Fianna Fáil Spokesperson on Education Charlie McConalogue TD says Junior Cert students are losing out on essential guidance counselling because of regressive Government cuts. Teachers say they’ve been forced to cut back on the time allocated to Junior Cert students as a result of the changes brought in in 2012. Deputy McConalogue is backing the ASTI’s call for the restoration of full guidance services, which is being put to its members at its annual conference tomorrow.
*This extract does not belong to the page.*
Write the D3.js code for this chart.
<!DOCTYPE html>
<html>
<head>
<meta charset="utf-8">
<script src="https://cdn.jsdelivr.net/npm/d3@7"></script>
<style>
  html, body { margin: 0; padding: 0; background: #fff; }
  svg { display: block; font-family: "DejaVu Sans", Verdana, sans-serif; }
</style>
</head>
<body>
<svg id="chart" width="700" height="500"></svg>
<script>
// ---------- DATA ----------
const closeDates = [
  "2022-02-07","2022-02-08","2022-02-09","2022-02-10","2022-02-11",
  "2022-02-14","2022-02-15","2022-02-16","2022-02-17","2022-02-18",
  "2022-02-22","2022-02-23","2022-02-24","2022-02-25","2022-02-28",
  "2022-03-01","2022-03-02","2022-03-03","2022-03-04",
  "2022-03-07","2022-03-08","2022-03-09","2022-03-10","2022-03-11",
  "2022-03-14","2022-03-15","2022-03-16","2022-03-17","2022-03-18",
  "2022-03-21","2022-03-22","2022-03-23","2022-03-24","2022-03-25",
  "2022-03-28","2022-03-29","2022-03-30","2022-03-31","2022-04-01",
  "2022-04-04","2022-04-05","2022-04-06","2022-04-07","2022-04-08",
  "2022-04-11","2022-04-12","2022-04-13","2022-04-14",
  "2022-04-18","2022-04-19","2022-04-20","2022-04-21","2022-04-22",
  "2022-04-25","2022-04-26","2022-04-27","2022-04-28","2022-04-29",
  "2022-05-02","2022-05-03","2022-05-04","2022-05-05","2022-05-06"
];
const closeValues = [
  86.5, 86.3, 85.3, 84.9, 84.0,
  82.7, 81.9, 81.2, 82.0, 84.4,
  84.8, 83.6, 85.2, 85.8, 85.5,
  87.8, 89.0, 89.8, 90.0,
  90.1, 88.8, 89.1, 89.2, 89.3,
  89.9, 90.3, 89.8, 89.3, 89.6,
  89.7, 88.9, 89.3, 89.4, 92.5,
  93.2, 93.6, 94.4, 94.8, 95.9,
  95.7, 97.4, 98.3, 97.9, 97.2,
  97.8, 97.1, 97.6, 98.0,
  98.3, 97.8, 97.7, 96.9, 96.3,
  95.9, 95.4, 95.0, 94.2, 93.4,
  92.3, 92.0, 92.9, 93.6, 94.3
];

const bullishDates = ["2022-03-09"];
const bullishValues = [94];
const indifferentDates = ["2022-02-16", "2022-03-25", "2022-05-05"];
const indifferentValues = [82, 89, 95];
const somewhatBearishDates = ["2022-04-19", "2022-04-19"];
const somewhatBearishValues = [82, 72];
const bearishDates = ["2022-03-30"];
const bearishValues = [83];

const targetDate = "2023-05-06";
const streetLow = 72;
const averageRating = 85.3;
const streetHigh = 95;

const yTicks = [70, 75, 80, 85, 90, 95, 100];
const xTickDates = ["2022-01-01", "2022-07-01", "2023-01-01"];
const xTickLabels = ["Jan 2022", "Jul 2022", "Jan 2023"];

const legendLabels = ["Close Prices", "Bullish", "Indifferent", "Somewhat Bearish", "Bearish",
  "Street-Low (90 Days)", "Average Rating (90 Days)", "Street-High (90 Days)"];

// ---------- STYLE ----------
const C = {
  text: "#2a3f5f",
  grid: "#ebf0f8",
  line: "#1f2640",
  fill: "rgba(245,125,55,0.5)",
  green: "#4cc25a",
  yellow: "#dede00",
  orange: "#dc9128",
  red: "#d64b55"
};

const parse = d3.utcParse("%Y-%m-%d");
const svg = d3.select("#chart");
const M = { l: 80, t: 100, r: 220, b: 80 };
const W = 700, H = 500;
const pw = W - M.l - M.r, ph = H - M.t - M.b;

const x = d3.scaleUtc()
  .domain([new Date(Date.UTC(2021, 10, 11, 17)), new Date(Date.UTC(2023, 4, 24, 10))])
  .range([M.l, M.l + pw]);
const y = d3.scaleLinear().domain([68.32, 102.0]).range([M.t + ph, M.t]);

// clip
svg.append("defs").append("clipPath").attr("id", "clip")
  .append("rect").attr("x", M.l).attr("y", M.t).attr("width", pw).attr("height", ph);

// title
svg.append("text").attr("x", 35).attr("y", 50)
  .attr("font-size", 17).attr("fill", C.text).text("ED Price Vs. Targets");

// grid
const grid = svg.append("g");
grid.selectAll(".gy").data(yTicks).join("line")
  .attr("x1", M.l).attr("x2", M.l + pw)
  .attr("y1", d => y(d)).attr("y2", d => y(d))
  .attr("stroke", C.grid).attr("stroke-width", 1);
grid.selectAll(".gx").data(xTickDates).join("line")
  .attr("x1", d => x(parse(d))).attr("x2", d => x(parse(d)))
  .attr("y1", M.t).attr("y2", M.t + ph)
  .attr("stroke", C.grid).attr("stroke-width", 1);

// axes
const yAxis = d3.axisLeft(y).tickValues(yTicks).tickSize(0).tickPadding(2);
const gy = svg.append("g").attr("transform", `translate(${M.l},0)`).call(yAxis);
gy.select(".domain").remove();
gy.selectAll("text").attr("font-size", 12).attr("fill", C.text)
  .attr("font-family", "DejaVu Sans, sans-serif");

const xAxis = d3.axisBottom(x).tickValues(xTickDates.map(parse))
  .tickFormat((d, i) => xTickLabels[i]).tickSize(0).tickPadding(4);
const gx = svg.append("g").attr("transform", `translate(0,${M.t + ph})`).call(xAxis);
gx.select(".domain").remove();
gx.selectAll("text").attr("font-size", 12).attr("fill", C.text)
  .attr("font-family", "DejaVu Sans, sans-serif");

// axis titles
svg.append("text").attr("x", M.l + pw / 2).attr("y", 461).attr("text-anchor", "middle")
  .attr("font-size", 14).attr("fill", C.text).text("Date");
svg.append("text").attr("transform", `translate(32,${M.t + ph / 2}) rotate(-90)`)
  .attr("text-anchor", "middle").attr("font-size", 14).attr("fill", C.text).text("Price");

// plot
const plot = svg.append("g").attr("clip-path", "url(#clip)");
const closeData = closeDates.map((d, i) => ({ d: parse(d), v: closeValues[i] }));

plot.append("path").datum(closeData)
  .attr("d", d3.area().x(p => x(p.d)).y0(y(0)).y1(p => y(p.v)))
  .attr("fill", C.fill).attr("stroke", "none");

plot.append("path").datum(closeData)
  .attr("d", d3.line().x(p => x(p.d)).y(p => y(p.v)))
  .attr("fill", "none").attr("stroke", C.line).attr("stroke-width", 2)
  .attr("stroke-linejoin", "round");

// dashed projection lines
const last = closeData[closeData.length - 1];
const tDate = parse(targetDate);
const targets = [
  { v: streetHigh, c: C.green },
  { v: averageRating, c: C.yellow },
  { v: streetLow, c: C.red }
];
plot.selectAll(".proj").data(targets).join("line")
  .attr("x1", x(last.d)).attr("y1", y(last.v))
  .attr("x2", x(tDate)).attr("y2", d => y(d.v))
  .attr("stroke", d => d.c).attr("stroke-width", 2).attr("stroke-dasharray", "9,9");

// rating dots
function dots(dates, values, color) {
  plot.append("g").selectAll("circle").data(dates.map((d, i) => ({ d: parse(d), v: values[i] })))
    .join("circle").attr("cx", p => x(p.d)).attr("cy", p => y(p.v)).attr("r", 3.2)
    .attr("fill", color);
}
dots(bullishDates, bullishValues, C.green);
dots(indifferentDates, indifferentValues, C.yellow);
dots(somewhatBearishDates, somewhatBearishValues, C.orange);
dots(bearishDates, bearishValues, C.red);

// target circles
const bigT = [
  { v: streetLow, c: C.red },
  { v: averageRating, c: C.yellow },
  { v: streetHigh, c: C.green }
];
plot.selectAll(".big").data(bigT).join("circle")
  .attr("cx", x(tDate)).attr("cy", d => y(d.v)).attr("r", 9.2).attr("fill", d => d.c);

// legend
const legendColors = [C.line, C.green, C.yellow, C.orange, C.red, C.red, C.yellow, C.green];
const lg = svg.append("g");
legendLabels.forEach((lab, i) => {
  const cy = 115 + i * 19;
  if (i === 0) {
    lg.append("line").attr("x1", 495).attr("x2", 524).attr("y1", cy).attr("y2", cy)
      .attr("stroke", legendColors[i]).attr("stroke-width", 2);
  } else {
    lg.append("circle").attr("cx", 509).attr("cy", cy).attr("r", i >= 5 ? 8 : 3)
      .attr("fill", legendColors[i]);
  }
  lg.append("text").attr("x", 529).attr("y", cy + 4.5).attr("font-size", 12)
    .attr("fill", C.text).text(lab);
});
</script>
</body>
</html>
“This Government is treating guidance counselling as if it is a second rate subject rather than an integral component of the second level system. Guidance counselling is more than advising students about subject choices and career options; counsellors are also equipped to deal with pupils’ emotional and psychological difficulties. Their expertise and support is essential in allowing schools to support the educational and developmental needs of their students”, commented Deputy McConalogue.
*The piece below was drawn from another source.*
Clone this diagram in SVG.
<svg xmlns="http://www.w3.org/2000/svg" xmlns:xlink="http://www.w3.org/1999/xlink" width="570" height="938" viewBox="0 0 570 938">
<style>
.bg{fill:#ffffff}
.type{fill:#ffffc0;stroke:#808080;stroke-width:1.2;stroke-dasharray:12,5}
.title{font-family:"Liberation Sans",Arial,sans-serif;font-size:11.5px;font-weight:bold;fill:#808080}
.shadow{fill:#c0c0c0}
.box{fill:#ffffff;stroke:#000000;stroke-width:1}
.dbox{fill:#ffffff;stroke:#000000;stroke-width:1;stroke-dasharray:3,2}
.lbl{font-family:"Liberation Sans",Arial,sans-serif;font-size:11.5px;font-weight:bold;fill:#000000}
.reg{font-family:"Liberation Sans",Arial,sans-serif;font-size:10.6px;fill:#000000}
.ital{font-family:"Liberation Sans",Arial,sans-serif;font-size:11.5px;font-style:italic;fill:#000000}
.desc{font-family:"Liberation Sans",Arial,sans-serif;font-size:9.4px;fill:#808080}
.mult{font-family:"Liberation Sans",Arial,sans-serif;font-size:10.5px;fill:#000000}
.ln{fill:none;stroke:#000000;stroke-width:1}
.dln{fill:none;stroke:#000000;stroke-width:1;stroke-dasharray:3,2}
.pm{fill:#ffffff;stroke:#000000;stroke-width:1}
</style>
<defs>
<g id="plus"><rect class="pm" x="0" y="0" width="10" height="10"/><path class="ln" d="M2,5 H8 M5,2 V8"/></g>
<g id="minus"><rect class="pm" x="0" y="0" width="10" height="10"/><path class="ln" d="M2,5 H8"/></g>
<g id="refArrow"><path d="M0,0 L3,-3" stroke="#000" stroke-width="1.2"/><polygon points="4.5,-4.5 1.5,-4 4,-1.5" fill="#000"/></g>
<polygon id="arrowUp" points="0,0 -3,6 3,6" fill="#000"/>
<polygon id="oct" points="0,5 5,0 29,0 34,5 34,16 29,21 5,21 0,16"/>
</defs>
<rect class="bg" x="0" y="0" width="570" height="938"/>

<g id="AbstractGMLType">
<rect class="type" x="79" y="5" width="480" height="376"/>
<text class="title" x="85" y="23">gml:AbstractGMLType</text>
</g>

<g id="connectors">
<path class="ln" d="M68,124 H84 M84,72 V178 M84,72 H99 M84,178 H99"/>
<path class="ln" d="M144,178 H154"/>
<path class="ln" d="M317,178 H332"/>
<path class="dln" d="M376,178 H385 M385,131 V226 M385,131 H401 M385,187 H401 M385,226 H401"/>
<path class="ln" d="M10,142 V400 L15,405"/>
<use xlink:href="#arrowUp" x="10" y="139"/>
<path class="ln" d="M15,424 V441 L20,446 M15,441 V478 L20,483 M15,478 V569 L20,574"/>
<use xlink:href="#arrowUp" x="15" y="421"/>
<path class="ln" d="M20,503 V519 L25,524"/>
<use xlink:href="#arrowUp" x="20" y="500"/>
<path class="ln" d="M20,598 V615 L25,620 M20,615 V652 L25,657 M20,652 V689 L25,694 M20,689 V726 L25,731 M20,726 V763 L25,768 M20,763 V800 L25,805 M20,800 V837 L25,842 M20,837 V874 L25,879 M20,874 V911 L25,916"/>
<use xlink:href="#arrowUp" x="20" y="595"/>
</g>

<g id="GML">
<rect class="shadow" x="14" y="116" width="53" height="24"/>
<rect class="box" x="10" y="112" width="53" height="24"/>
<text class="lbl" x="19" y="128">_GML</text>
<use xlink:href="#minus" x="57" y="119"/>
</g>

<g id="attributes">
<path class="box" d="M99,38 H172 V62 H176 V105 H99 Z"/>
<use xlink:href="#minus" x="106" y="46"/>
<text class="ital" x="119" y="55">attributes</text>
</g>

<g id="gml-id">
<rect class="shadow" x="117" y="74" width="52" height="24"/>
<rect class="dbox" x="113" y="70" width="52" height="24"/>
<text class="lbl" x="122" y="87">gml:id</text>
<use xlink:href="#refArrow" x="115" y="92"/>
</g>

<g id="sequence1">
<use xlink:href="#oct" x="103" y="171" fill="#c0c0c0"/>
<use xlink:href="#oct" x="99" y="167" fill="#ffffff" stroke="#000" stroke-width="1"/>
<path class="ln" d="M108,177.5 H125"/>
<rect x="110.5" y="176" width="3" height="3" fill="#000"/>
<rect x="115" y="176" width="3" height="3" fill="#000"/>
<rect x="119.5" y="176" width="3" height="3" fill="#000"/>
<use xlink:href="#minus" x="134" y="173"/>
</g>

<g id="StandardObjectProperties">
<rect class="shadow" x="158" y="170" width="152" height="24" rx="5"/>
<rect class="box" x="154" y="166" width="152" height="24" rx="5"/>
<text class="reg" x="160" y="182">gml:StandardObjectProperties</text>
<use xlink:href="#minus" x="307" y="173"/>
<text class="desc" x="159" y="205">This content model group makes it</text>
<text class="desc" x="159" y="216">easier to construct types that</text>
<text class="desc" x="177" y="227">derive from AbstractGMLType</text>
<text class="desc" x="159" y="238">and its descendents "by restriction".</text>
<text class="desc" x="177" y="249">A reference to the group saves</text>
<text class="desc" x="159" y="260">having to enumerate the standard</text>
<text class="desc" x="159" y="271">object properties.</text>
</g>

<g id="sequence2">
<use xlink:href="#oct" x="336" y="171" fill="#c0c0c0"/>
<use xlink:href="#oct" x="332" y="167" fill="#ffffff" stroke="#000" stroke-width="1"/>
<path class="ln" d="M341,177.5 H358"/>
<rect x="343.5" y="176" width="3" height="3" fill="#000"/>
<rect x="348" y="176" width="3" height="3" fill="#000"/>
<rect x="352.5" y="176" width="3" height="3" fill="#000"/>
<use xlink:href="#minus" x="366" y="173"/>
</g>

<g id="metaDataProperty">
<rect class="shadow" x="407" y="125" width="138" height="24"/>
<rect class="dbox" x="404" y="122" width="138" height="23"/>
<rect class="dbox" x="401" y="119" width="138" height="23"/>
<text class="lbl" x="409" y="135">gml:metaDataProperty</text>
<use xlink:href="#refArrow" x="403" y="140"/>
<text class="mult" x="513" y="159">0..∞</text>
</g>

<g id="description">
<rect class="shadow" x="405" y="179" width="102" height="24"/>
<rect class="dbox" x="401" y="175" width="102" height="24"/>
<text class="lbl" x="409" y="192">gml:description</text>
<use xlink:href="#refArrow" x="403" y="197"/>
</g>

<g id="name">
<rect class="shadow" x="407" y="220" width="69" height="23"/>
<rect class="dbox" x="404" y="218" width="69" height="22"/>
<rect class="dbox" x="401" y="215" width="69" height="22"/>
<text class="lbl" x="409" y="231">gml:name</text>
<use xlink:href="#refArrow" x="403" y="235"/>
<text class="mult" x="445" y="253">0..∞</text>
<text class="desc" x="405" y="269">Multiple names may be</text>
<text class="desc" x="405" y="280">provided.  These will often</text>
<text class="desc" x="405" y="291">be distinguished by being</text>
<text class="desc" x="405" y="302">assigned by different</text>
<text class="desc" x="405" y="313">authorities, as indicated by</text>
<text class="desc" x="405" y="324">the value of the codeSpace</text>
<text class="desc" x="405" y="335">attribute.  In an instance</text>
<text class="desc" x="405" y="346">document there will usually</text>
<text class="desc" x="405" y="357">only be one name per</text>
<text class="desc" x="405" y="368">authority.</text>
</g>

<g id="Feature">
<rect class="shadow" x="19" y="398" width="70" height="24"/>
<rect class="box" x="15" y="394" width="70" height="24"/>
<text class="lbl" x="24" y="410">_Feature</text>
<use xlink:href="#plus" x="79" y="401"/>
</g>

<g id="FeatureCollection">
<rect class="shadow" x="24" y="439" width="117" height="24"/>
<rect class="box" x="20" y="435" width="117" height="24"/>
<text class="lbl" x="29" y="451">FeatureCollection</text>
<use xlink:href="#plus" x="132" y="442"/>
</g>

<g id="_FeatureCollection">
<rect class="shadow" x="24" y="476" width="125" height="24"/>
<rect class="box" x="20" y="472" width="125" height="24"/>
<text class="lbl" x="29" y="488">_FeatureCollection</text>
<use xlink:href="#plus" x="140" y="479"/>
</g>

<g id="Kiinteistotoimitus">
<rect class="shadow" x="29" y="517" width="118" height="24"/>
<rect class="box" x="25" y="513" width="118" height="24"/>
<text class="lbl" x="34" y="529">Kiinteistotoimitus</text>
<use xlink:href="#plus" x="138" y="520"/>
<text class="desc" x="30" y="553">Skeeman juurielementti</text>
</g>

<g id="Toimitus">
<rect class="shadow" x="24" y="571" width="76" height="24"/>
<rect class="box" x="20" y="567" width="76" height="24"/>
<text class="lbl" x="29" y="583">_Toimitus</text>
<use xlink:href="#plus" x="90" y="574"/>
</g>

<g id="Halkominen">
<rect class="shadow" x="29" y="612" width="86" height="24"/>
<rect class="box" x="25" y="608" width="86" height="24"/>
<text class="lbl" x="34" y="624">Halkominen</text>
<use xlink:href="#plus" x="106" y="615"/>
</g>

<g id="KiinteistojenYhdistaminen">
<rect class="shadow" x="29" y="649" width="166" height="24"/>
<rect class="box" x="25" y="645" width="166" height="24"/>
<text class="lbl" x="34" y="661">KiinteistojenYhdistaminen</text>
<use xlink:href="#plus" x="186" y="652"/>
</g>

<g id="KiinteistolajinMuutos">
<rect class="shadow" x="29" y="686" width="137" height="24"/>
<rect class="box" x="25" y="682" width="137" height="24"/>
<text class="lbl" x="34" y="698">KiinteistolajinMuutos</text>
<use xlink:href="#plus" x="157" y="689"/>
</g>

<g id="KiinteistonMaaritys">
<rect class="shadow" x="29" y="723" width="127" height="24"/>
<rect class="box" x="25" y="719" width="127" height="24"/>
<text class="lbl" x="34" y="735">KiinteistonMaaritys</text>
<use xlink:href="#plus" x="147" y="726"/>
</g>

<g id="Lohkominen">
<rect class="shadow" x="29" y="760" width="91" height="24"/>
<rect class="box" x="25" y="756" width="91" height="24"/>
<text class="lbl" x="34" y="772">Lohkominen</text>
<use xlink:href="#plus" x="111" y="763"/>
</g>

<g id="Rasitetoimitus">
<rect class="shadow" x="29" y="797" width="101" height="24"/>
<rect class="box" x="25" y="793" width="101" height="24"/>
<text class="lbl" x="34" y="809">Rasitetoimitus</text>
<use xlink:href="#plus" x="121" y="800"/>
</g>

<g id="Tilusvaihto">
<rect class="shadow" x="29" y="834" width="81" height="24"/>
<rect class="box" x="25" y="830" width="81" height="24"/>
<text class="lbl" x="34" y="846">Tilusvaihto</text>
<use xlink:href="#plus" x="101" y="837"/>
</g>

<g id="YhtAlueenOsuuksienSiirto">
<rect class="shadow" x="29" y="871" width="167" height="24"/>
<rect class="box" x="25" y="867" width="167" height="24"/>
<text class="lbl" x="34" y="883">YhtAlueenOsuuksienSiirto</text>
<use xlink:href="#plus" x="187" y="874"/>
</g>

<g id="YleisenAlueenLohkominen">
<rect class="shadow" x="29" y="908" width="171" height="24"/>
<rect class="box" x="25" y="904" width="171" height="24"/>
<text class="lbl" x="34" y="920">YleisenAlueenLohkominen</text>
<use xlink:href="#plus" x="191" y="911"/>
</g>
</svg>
“Unfortunately, we have seen these support services being eroded because of crude measures enforced by Fine Gael and Labour in office. The decision to manage guidance provision within the standard teaching allocation has resulted in an effective increase in the pupil-teacher ratio at second level and has seriously undermined the work of counsellors. This has led to a massive 51% reduction in one-on-one counselling supports in secondary schools, with even greater cuts in disadvantaged areas. Teachers say they’ve had to reduce the focus on Junior Cycle students so that they can meet the needs of older students, essentially depriving those pupils of important supports.
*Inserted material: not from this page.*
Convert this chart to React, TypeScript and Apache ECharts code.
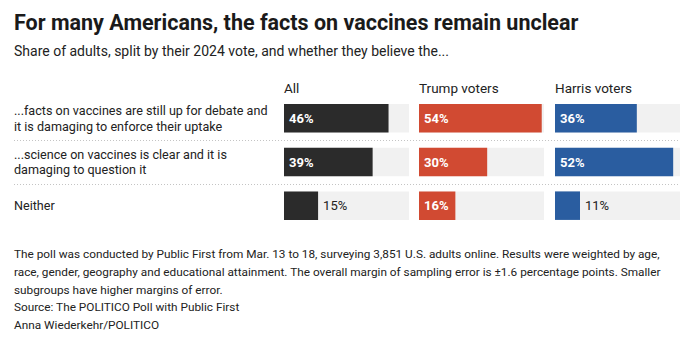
import React, { useEffect, useRef } from "react";
import * as echarts from "echarts";

const titleText = "For many Americans, the facts on vaccines remain unclear";
const subtitleText = "Share of adults, split by their 2024 vote, and whether they believe the...";
const rowLabels = [
  "...facts on vaccines are still up for debate and\nit is damaging to enforce their uptake",
  "...science on vaccines is clear and it is\ndamaging to question it",
  "Neither",
];
const groups = ["All", "Trump voters", "Harris voters"];
const allValues = [46, 39, 15];
const trumpValues = [54, 30, 16];
const harrisValues = [36, 52, 11];
const groupColors = ["#2b2b2b", "#d14a32", "#2a5da0"];
const footnoteLines = [
  "The poll was conducted by Public First from Mar. 13 to 18, surveying 3,851 U.S. adults online. Results were weighted by age,",
  "race, gender, geography and educational attainment. The overall margin of sampling error is \u00b11.6 percentage points. Smaller",
  "subgroups have higher margins of error.",
  "Source: The POLITICO Poll with Public First",
  "Anna Wiederkehr/POLITICO",
];

const FONT = "Roboto, 'Noto Sans', sans-serif";
const panelLefts = [284, 419, 555];
const panelWidth = 125;
const gridTop = 96.5;
const gridHeight = 131;
const xMax = 55;

export default function App() {
  const ref = useRef<HTMLDivElement>(null);
  useEffect(() => {
    if (!ref.current) return;
    const chart = echarts.init(ref.current, undefined, { renderer: "svg" });
    const seriesValues = [allValues, trumpValues, harrisValues];

    const grids: any[] = [
      { left: 14, width: 666, top: gridTop, height: gridHeight },
      ...panelLefts.map((l) => ({ left: l, width: panelWidth, top: gridTop, height: gridHeight })),
    ];
    const xAxes: any[] = grids.map((_, i) => ({
      type: "value",
      gridIndex: i,
      min: 0,
      max: xMax,
      show: false,
    }));
    const yAxes: any[] = [
      {
        type: "category",
        gridIndex: 0,
        data: rowLabels,
        inverse: true,
        axisLine: { show: false },
        axisTick: { show: false },
        axisLabel: {
          inside: true,
          align: "left",
          margin: 0,
          fontFamily: FONT,
          fontSize: 12.6,
          lineHeight: 15.5,
          color: "#222",
        },
        splitLine: {
          show: true,
          showMinLine: false,
          showMaxLine: false,
          lineStyle: { color: "#c4c4c4", type: [1, 2], width: 1 },
        },
      },
      ...panelLefts.map((_, i) => ({
        type: "category",
        gridIndex: i + 1,
        data: rowLabels,
        inverse: true,
        show: false,
      })),
    ];

    const series: any[] = seriesValues.map((vals, i) => ({
      type: "bar",
      xAxisIndex: i + 1,
      yAxisIndex: i + 1,
      barWidth: 28.5,
      showBackground: true,
      backgroundStyle: { color: "#f1f1f1" },
      itemStyle: { color: groupColors[i] },
      data: vals.map((v) => ({
        value: v,
        label:
          v >= 16
            ? {
                show: true,
                position: "insideLeft",
                distance: 5,
                color: "#fff",
                fontWeight: "bold",
                fontFamily: FONT,
                fontSize: 13,
                formatter: "{c}%",
              }
            : {
                show: true,
                position: "right",
                distance: 5,
                color: "#222",
                fontFamily: FONT,
                fontSize: 13,
                formatter: "{c}%",
              },
      })),
    }));

    const graphics: any[] = [
      {
        type: "text",
        x: 14,
        y: 22,
        style: {
          text: titleText,
          font: `bold 21.5px ${FONT}`,
          fill: "#1a1a1a",
          verticalAlign: "middle",
        },
      },
      {
        type: "text",
        x: 14,
        y: 51,
        style: {
          text: subtitleText,
          font: `14px ${FONT}`,
          fill: "#222",
          verticalAlign: "middle",
        },
      },
      ...groups.map((g, i) => ({
        type: "text",
        x: panelLefts[i],
        y: 88,
        style: { text: g, font: `13.5px ${FONT}`, fill: "#222", verticalAlign: "middle" },
      })),
      {
        type: "text",
        x: 14,
        y: 245,
        style: {
          text: footnoteLines.join("\n"),
          font: `11.8px ${FONT}`,
          lineHeight: 17.8,
          fill: "#222",
          verticalAlign: "top",
        },
      },
    ];

    chart.setOption({
      animation: false,
      backgroundColor: "#fff",
      grid: grids,
      xAxis: xAxes,
      yAxis: yAxes,
      series,
      graphic: graphics,
    });
    return () => chart.dispose();
  }, []);
  return (
    <div
      ref={ref}
      style={{ position: "fixed", left: 0, top: 0, width: 694, height: 344 }}
    />
  );
}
“The loss of guidance counsellors, particularly in working class schools, is effectively closing off options for thousands of students across the country and has led to a disjointed approach to guidance provision. It is particularly important for students from less well-off backgrounds to have access to guidance counsellors as they may not have the family support or backing to complete their second level education or to go on to third level. Successive Governments have made real progress on tackling educational disadvantage and increasing third level participation, but the cuts brought in by this Government is seriously damaging the career and educational prospects of the students that need it most.
“Students have a right to have access to a fully functioning guidance service and teachers want to provide those supports. Minister Jan O’Sullivan must start listening to teachers. Full guidance services must be restored”.